Definition: The APC (Average Propensity to Consume) Calculator computes the percentage of disposable income spent on consumption, representing the ratio of total consumption to disposable income. It’s a key economic indicator for understanding spending habits.

Purpose: This tool helps individuals and economists analyze consumption patterns, assess financial behavior, and understand how income levels affect spending, particularly in budgeting or macroeconomic studies.

2. How Does the Calculator Work?

The calculator uses the following formula:

\( \text{APC} = \left( \frac{C}{I} \right) \times 100 \)

Where:

  • \( C \): Total consumption (spending on goods and services);
  • \( I \): Disposable income (income after taxes);
  • \( \text{APC} \): Average propensity to consume (%).

Steps:

  • Enter your total consumption expenditure.
  • Enter your disposable income.
  • The calculator divides consumption by income and multiplies by 100 to get APC.
  • The result is displayed as a percentage with two decimal places.

3. Importance of the APC Calculation

Calculating APC is essential for:

  • Financial Planning: Helps individuals understand spending habits and adjust budgets to meet savings goals.
  • Economic Analysis: Used in macroeconomics to study consumption trends, where higher APC often indicates lower savings and higher demand for goods.
  • Policy Making: Governments and businesses use APC to study consumer behavior and assess economic health, especially in low-income households with higher APC values.

4. Using the Calculator

Example 1: Calculate APC for a household with $3,000 consumption and $4,000 disposable income:

  • Consumption: $3,000;
  • Disposable Income: $4,000;
  • APC: \( \left( \frac{3,000}{4,000} \right) \times 100 = 75.00\% \);
  • Result: APC is 75.00%.

Example 2: Calculate APC for an individual with $5,500 consumption and $6,000 disposable income:

  • Consumption: $5,500;
  • Disposable Income: $6,000;
  • APC: \( \left( \frac{5,500}{6,000} \right) \times 100 = 91.67\% \);
  • Result: APC is 91.67%.

5. Frequently Asked Questions (FAQ)

Q: What is APC?
A: APC is the percentage of disposable income spent on consumption, calculated as total consumption divided by disposable income, multiplied by 100.

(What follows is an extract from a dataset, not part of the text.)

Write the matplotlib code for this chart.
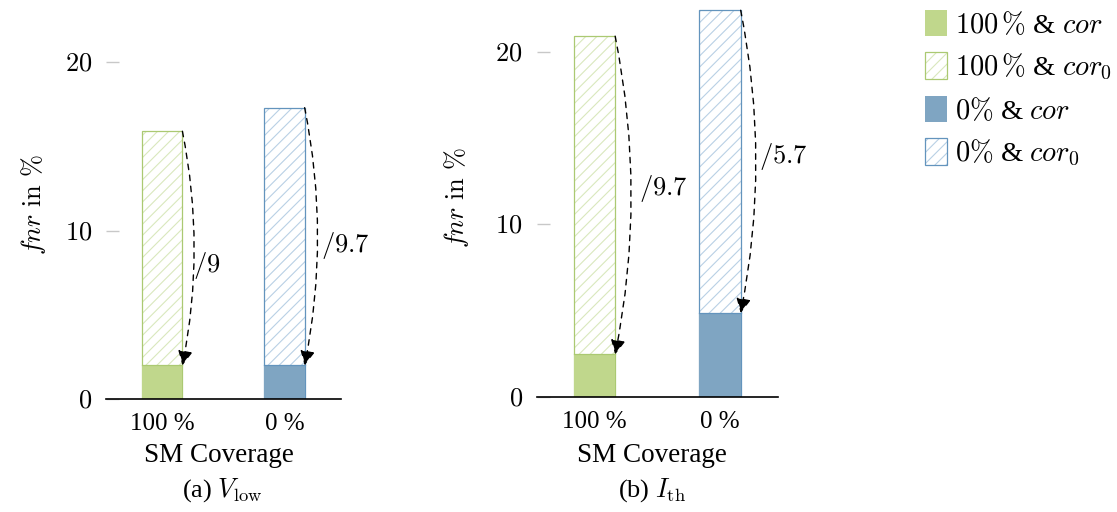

Q: How is APC different from MPC?
A: APC measures the ratio of total consumption to total disposable income, while MPC (Marginal Propensity to Consume) measures the change in consumption due to a change in income.

Q: Why is APC higher for low-income households?
A: Low-income households spend a larger share of their income on necessities (e.g., food, housing), resulting in a higher APC compared to high-income households with more savings.